Faithfully return all lines, omitting every embedded picture.

§ **Dataset excerpt**
— BEGIN —
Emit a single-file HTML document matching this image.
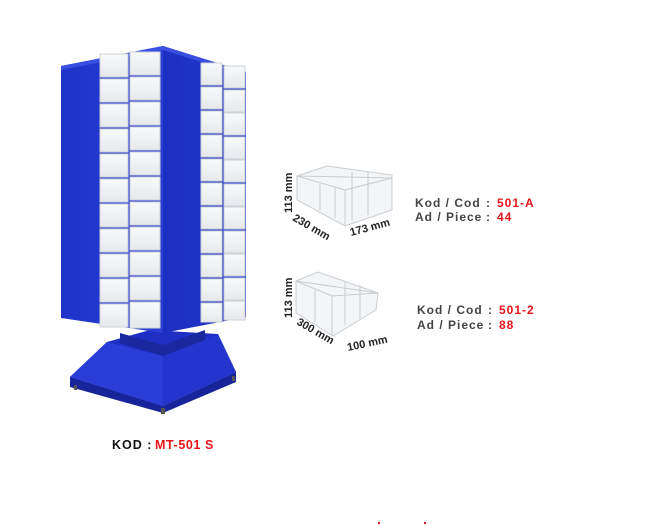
<!DOCTYPE html>
<html><head><style>
html,body{margin:0;padding:0;background:#fff;}
svg{display:block;}
text{font-family:"Liberation Sans",Arial,sans-serif;font-weight:bold;}
</style></head><body>
<svg width="660" height="524" viewBox="0 0 660 524" xmlns="http://www.w3.org/2000/svg">
<defs>
<linearGradient id="lf" x1="0" x2="1"><stop offset="0" stop-color="#1f33c8"/><stop offset="1" stop-color="#2a3fd8"/></linearGradient>
<linearGradient id="rf" x1="0" x2="1"><stop offset="0" stop-color="#1c2fc0"/><stop offset="1" stop-color="#2238cc"/></linearGradient>
<linearGradient id="dr" x1="0" y1="0" x2="0" y2="1"><stop offset="0" stop-color="#f8f9fa"/><stop offset="1" stop-color="#e6e9ec"/></linearGradient>
</defs>
<!-- base -->
<polygon points="70,377 163,406 236,372 236,382 163,413 70,387" fill="#18259a"/>
<polygon points="107,342 150,330 218,334 236,372 163,406 70,377" fill="#1f2fc4"/>
<polygon points="107,342 163,356 218,334 236,372 163,406 70,377" fill="#2335cc"/>
<polygon points="107,342 163,356 163,406 70,377" fill="#2a3dd6"/>
<polygon points="120,333 163,345 205,330 205,340 163,356 120,343" fill="#1a28a0"/>
<rect x="74" y="385" width="3" height="5" fill="#555"/>
<rect x="161" y="408" width="4" height="6" fill="#555"/>
<rect x="232" y="376" width="3" height="5" fill="#555"/>
<!-- cabinet faces -->
<polygon points="61,66 163,46 163,333 61,318" fill="url(#lf)"/>
<polygon points="163,46 246,72 246,317 163,333" fill="url(#rf)"/>
<polygon points="61,66 163,46 246,72 246,76 163,50 61,70" fill="#3a4fe0"/>
<!-- left drawers -->
<g stroke="#cdd1d6" stroke-width="1" fill="url(#dr)">
<rect x="100" y="54" width="28" height="23"/><rect x="130" y="52" width="30" height="23"/>
<rect x="100" y="79" width="28" height="23"/><rect x="130" y="77" width="30" height="23"/>
<rect x="100" y="104" width="28" height="23"/><rect x="130" y="102" width="30" height="23"/>
<rect x="100" y="129" width="28" height="23"/><rect x="130" y="127" width="30" height="23"/>
<rect x="100" y="154" width="28" height="23"/><rect x="130" y="152" width="30" height="23"/>
<rect x="100" y="179" width="28" height="23"/><rect x="130" y="177" width="30" height="23"/>
<rect x="100" y="204" width="28" height="23"/><rect x="130" y="202" width="30" height="23"/>
<rect x="100" y="229" width="28" height="23"/><rect x="130" y="227" width="30" height="23"/>
<rect x="100" y="254" width="28" height="23"/><rect x="130" y="252" width="30" height="23"/>
<rect x="100" y="279" width="28" height="23"/><rect x="130" y="277" width="30" height="23"/>
<rect x="100" y="304" width="28" height="23"/><rect x="130" y="302" width="30" height="26"/>
</g>
<!-- right drawers -->
<g stroke="#cdd1d6" stroke-width="1" fill="url(#dr)">
<rect x="201" y="63" width="21" height="22"/><rect x="224" y="66" width="21" height="22"/>
<rect x="201" y="87" width="21" height="22"/><rect x="224" y="90" width="21" height="22"/>
<rect x="201" y="111" width="21" height="22"/><rect x="224" y="113" width="21" height="22"/>
<rect x="201" y="135" width="21" height="22"/><rect x="224" y="137" width="21" height="22"/>
<rect x="201" y="159" width="21" height="22"/><rect x="224" y="160" width="21" height="22"/>
<rect x="201" y="183" width="21" height="22"/><rect x="224" y="184" width="21" height="22"/>
<rect x="201" y="207" width="21" height="22"/><rect x="224" y="207" width="21" height="22"/>
<rect x="201" y="231" width="21" height="22"/><rect x="224" y="231" width="21" height="22"/>
<rect x="201" y="255" width="21" height="22"/><rect x="224" y="254" width="21" height="22"/>
<rect x="201" y="279" width="21" height="22"/><rect x="224" y="278" width="21" height="22"/>
<rect x="201" y="303" width="21" height="19"/><rect x="224" y="301" width="21" height="19"/>
</g>
<text x="112" y="449" font-size="12.5" fill="#111" letter-spacing="1">KOD :</text>
<text x="155" y="449" font-size="12.5" fill="#e8141c" letter-spacing="0.6">MT-501 S</text>
<!-- bin 1 -->
<g fill="#f3f5f7" stroke="#c9cdd2" stroke-width="1">
<polygon points="297,176 327,166 392,175 392,210 345,226 297,200"/>
<polygon points="297,176 345,190 392,178" fill="none"/>
<line x1="320" y1="184" x2="320" y2="210"/><line x1="335" y1="188" x2="335" y2="218"/>
<line x1="352" y1="172" x2="352" y2="220"/><line x1="368" y1="172" x2="368" y2="215"/>
<line x1="345" y1="190" x2="345" y2="226"/>
</g>
<text transform="translate(292,213) rotate(-90)" font-size="11" fill="#222" font-weight="normal">113 mm</text>
<text transform="translate(292,220) rotate(30)" font-size="11" fill="#222" font-weight="normal">230 mm</text>
<text transform="translate(351,236) rotate(-15)" font-size="11" fill="#222" font-weight="normal">173 mm</text>
<!-- bin 2 -->
<g fill="#f3f5f7" stroke="#c9cdd2" stroke-width="1">
<polygon points="296,281 318,272 378,293 376,310 333,336 296,313"/>
<polygon points="296,281 332,296 378,293" fill="none"/>
<line x1="315" y1="290" x2="315" y2="322"/><line x1="332" y1="296" x2="332" y2="336"/>
<line x1="345" y1="281" x2="345" y2="325"/><line x1="360" y1="285" x2="360" y2="318"/>
</g>
<text transform="translate(292,318) rotate(-90)" font-size="11" fill="#222" font-weight="normal">113 mm</text>
<text transform="translate(296,324) rotate(30)" font-size="11" fill="#222" font-weight="normal">300 mm</text>
<text transform="translate(348,351) rotate(-12)" font-size="11" fill="#222" font-weight="normal">100 mm</text>
<!-- labels -->
<g font-size="12" letter-spacing="1">
<text x="415" y="207" fill="#444">Kod / Cod</text><text x="486" y="207" fill="#444">:</text><text x="497" y="207" fill="#e8141c">501-A</text>
<text x="415" y="221" fill="#444">Ad / Piece</text><text x="486" y="221" fill="#444">:</text><text x="497" y="221" fill="#e8141c">44</text>
<text x="417" y="314" fill="#444">Kod / Cod</text><text x="488" y="314" fill="#444">:</text><text x="499" y="314" fill="#e8141c">501-2</text>
<text x="417" y="329" fill="#444">Ad / Piece</text><text x="488" y="329" fill="#444">:</text><text x="499" y="329" fill="#e8141c">88</text>
</g>
<rect x="378" y="522" width="2" height="2" fill="#e8141c"/>
<rect x="424" y="522" width="2" height="2" fill="#e8141c"/>
</svg>
</body></html>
— END —
§ **Problem solution**
Emit a single-file HTML document matching this image.
<!DOCTYPE html>
<html><head><style>
html,body{margin:0;padding:0;background:#fff;}
svg{display:block;}
text{font-family:"Liberation Sans",Arial,sans-serif;font-weight:bold;}
</style></head><body>
<svg width="660" height="524" viewBox="0 0 660 524" xmlns="http://www.w3.org/2000/svg">
<defs>
<linearGradient id="lf" x1="0" x2="1"><stop offset="0" stop-color="#1f33c8"/><stop offset="1" stop-color="#2a3fd8"/></linearGradient>
<linearGradient id="rf" x1="0" x2="1"><stop offset="0" stop-color="#1c2fc0"/><stop offset="1" stop-color="#2238cc"/></linearGradient>
<linearGradient id="dr" x1="0" y1="0" x2="0" y2="1"><stop offset="0" stop-color="#f8f9fa"/><stop offset="1" stop-color="#e6e9ec"/></linearGradient>
</defs>
<!-- base -->
<polygon points="70,377 163,406 236,372 236,382 163,413 70,387" fill="#18259a"/>
<polygon points="107,342 150,330 218,334 236,372 163,406 70,377" fill="#1f2fc4"/>
<polygon points="107,342 163,356 218,334 236,372 163,406 70,377" fill="#2335cc"/>
<polygon points="107,342 163,356 163,406 70,377" fill="#2a3dd6"/>
<polygon points="120,333 163,345 205,330 205,340 163,356 120,343" fill="#1a28a0"/>
<rect x="74" y="385" width="3" height="5" fill="#555"/>
<rect x="161" y="408" width="4" height="6" fill="#555"/>
<rect x="232" y="376" width="3" height="5" fill="#555"/>
<!-- cabinet faces -->
<polygon points="61,66 163,46 163,333 61,318" fill="url(#lf)"/>
<polygon points="163,46 246,72 246,317 163,333" fill="url(#rf)"/>
<polygon points="61,66 163,46 246,72 246,76 163,50 61,70" fill="#3a4fe0"/>
<!-- left drawers -->
<g stroke="#cdd1d6" stroke-width="1" fill="url(#dr)">
<rect x="100" y="54" width="28" height="23"/><rect x="130" y="52" width="30" height="23"/>
<rect x="100" y="79" width="28" height="23"/><rect x="130" y="77" width="30" height="23"/>
<rect x="100" y="104" width="28" height="23"/><rect x="130" y="102" width="30" height="23"/>
<rect x="100" y="129" width="28" height="23"/><rect x="130" y="127" width="30" height="23"/>
<rect x="100" y="154" width="28" height="23"/><rect x="130" y="152" width="30" height="23"/>
<rect x="100" y="179" width="28" height="23"/><rect x="130" y="177" width="30" height="23"/>
<rect x="100" y="204" width="28" height="23"/><rect x="130" y="202" width="30" height="23"/>
<rect x="100" y="229" width="28" height="23"/><rect x="130" y="227" width="30" height="23"/>
<rect x="100" y="254" width="28" height="23"/><rect x="130" y="252" width="30" height="23"/>
<rect x="100" y="279" width="28" height="23"/><rect x="130" y="277" width="30" height="23"/>
<rect x="100" y="304" width="28" height="23"/><rect x="130" y="302" width="30" height="26"/>
</g>
<!-- right drawers -->
<g stroke="#cdd1d6" stroke-width="1" fill="url(#dr)">
<rect x="201" y="63" width="21" height="22"/><rect x="224" y="66" width="21" height="22"/>
<rect x="201" y="87" width="21" height="22"/><rect x="224" y="90" width="21" height="22"/>
<rect x="201" y="111" width="21" height="22"/><rect x="224" y="113" width="21" height="22"/>
<rect x="201" y="135" width="21" height="22"/><rect x="224" y="137" width="21" height="22"/>
<rect x="201" y="159" width="21" height="22"/><rect x="224" y="160" width="21" height="22"/>
<rect x="201" y="183" width="21" height="22"/><rect x="224" y="184" width="21" height="22"/>
<rect x="201" y="207" width="21" height="22"/><rect x="224" y="207" width="21" height="22"/>
<rect x="201" y="231" width="21" height="22"/><rect x="224" y="231" width="21" height="22"/>
<rect x="201" y="255" width="21" height="22"/><rect x="224" y="254" width="21" height="22"/>
<rect x="201" y="279" width="21" height="22"/><rect x="224" y="278" width="21" height="22"/>
<rect x="201" y="303" width="21" height="19"/><rect x="224" y="301" width="21" height="19"/>
</g>
<text x="112" y="449" font-size="12.5" fill="#111" letter-spacing="1">KOD :</text>
<text x="155" y="449" font-size="12.5" fill="#e8141c" letter-spacing="0.6">MT-501 S</text>
<!-- bin 1 -->
<g fill="#f3f5f7" stroke="#c9cdd2" stroke-width="1">
<polygon points="297,176 327,166 392,175 392,210 345,226 297,200"/>
<polygon points="297,176 345,190 392,178" fill="none"/>
<line x1="320" y1="184" x2="320" y2="210"/><line x1="335" y1="188" x2="335" y2="218"/>
<line x1="352" y1="172" x2="352" y2="220"/><line x1="368" y1="172" x2="368" y2="215"/>
<line x1="345" y1="190" x2="345" y2="226"/>
</g>
<text transform="translate(292,213) rotate(-90)" font-size="11" fill="#222" font-weight="normal">113 mm</text>
<text transform="translate(292,220) rotate(30)" font-size="11" fill="#222" font-weight="normal">230 mm</text>
<text transform="translate(351,236) rotate(-15)" font-size="11" fill="#222" font-weight="normal">173 mm</text>
<!-- bin 2 -->
<g fill="#f3f5f7" stroke="#c9cdd2" stroke-width="1">
<polygon points="296,281 318,272 378,293 376,310 333,336 296,313"/>
<polygon points="296,281 332,296 378,293" fill="none"/>
<line x1="315" y1="290" x2="315" y2="322"/><line x1="332" y1="296" x2="332" y2="336"/>
<line x1="345" y1="281" x2="345" y2="325"/><line x1="360" y1="285" x2="360" y2="318"/>
</g>
<text transform="translate(292,318) rotate(-90)" font-size="11" fill="#222" font-weight="normal">113 mm</text>
<text transform="translate(296,324) rotate(30)" font-size="11" fill="#222" font-weight="normal">300 mm</text>
<text transform="translate(348,351) rotate(-12)" font-size="11" fill="#222" font-weight="normal">100 mm</text>
<!-- labels -->
<g font-size="12" letter-spacing="1">
<text x="415" y="207" fill="#444">Kod / Cod</text><text x="486" y="207" fill="#444">:</text><text x="497" y="207" fill="#e8141c">501-A</text>
<text x="415" y="221" fill="#444">Ad / Piece</text><text x="486" y="221" fill="#444">:</text><text x="497" y="221" fill="#e8141c">44</text>
<text x="417" y="314" fill="#444">Kod / Cod</text><text x="488" y="314" fill="#444">:</text><text x="499" y="314" fill="#e8141c">501-2</text>
<text x="417" y="329" fill="#444">Ad / Piece</text><text x="488" y="329" fill="#444">:</text><text x="499" y="329" fill="#e8141c">88</text>
</g>
<rect x="378" y="522" width="2" height="2" fill="#e8141c"/>
<rect x="424" y="522" width="2" height="2" fill="#e8141c"/>
</svg>
</body></html>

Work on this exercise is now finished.